Just 2 per cent of ranches are responsible for 62 per cent of the illegal deforestation, suggesting a potentially easy fix. “What we found to our surprise is how concentrated is the deforestation in a few farms. The government or farmers say ‘yeah the Amazon is too big to monitor, it’s impossible’. No, it is possible, it’s here, you have to focus on those super sites,” says Rajão.
While the research drew on records across Brazil for soya, there was only enough data on beef for two states, Mato Grosso and Pará, implying far more beef exports could be tainted with illegal deforestation. Rajão says Brazilian agribusiness has a self-interest in fixing the problem, given evidence that Amazon deforestation is disrupting the rainfall cattle farms rely on.

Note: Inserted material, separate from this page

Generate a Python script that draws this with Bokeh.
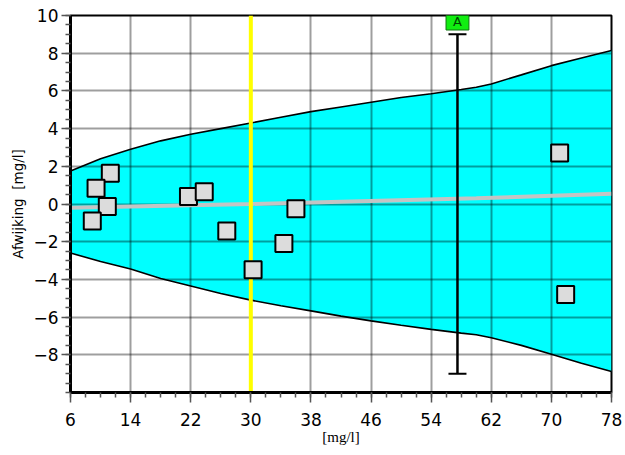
from bokeh.plotting import figure
from bokeh.models import Range1d, FixedTicker, Label
from bokeh.embed import file_html
from bokeh.resources import INLINE

# ---- data ----
x_ticks = [6, 14, 22, 30, 38, 46, 54, 62, 70, 78]
y_ticks = [-8, -6, -4, -2, 0, 2, 4, 6, 8, 10]
x_min, x_max = 6, 78
y_min, y_max = -10, 10

band_x = [6, 10, 14, 18, 22, 26, 30, 34, 38, 42, 46, 50, 54, 58, 60, 62, 66, 70, 74, 78]
band_upper = [1.75, 2.4, 2.9, 3.35, 3.7, 4.0, 4.3, 4.6, 4.9, 5.15, 5.4, 5.65, 5.85, 6.07, 6.19, 6.37, 6.85, 7.34, 7.75, 8.14]
band_lower = [-2.6, -3.05, -3.45, -3.95, -4.35, -4.75, -5.1, -5.4, -5.67, -5.95, -6.2, -6.43, -6.65, -6.85, -6.94, -7.1, -7.5, -7.97, -8.45, -8.89]

mean_x = [6, 30, 60, 78]
mean_y = [-0.2, 0.0, 0.3, 0.55]

pts_x = [11.3, 9.4, 10.9, 8.9, 21.7, 23.8, 26.8, 30.3, 36.0, 34.4, 71.1, 71.9]
pts_y = [1.63, 0.83, -0.13, -0.9, 0.4, 0.65, -1.43, -3.49, -0.25, -2.09, 2.7, -4.8]

ref_x = [30]
err_x = [57.5]
err_lo = [-9.0]
err_hi = [9.0]
err_label = "A"

font = "DejaVu Sans"

p = figure(width=624, height=452, output_backend="svg", toolbar_location=None,
           x_range=Range1d(x_min, x_max), y_range=Range1d(y_min, y_max),
           min_border_left=70, min_border_right=13, min_border_top=15, min_border_bottom=60)
p.background_fill_color = "white"
p.border_fill_color = "white"
p.outline_line_color = "black"
p.outline_line_width = 2

# band
p.varea(x=band_x, y1=band_lower, y2=band_upper, fill_color="#00ffff", level="image")
p.line(band_x, band_upper, line_color="black", line_width=1.6)
p.line(band_x, band_lower, line_color="black", line_width=1.6)

# mean line
p.line(mean_x, mean_y, line_color="#c4c4c4", line_width=4)

# reference vertical line
p.segment(x0=ref_x, y0=[y_min], x1=ref_x, y1=[y_max], line_color="#ffff00", line_width=4)

# error bar
p.segment(x0=err_x, y0=err_lo, x1=err_x, y1=err_hi, line_color="black", line_width=2.5)
p.scatter(x=err_x + err_x, y=err_lo + err_hi, marker="dash", size=18, line_color="black", line_width=2)

# points
p.scatter(x=pts_x, y=pts_y, marker="square", size=17, fill_color="#dcdcdc",
          line_color="black", line_width=2)

lab = Label(x=err_x[0], y=y_max, text=err_label, x_units="data", y_units="data",
            text_align="center", text_baseline="middle", y_offset=-6,
            text_font=font, text_font_size="13px", text_color="#004400",
            background_fill_color="#11ee11", border_line_color="#117711",
            padding=dict(left=7, right=7, top=1, bottom=1))
p.add_layout(lab)

# grid
p.xgrid.ticker = FixedTicker(ticks=x_ticks)
p.ygrid.ticker = FixedTicker(ticks=y_ticks)
for g in (p.xgrid, p.ygrid):
    g.grid_line_color = "black"
    g.grid_line_alpha = 0.38
    g.grid_line_width = 2

# axes
p.xaxis.ticker = FixedTicker(ticks=x_ticks, minor_ticks=list(range(6, 79, 2)))
p.yaxis.ticker = FixedTicker(ticks=y_ticks, minor_ticks=[v / 2 for v in range(-20, 21)])
for ax in (p.xaxis, p.yaxis):
    ax.axis_line_color = "black"
    ax.axis_line_width = 3
    ax.major_tick_line_color = "#555555"
    ax.minor_tick_line_color = "#555555"
    ax.major_tick_line_width = 1.5
    ax.minor_tick_line_width = 1.5
    ax.major_tick_in = 0
    ax.minor_tick_in = 0
    ax.major_label_text_font = font
    ax.major_label_text_font_size = "17px"
    ax.major_label_text_color = "black"
    ax.axis_label_text_font_style = "normal"
    ax.axis_label_text_color = "black"

p.xaxis.major_tick_out = 10
p.xaxis.minor_tick_out = 5
p.xaxis.major_label_standoff = 10
p.xaxis.axis_label = "[mg/l]"
p.xaxis.axis_label_text_font = "Liberation Serif"
p.xaxis.axis_label_text_font_size = "15px"
p.xaxis.axis_label_standoff = 0

p.yaxis.major_tick_out = 9
p.yaxis.minor_tick_out = 5
p.yaxis.major_label_standoff = 3
p.yaxis.axis_label = "Afwijking\u00a0 [mg/l]"
p.yaxis.axis_label_text_font = font
p.yaxis.axis_label_text_font_size = "13.5px"
p.yaxis.axis_label_standoff = 4

open("out.html", "w").write(file_html(p, INLINE))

Erasmus zu Ermgassen at the Catholic University of Louvain in Belgium, who wasn’t involved in the research, says the study’s big advance was in using records of animal movements to tease out the links to deforestation. “This work highlights how international markets, such as the EU, have a long way to go to ensure their sourcing is compliant with their climate commitments,” he says.
Louis Verchot at agriculture research group CGIAR says the study “moves us one step closer” to cleaning up supply chains and living up to a 2014 pledge to halt deforestation, which countries and businesses have failed to do yet.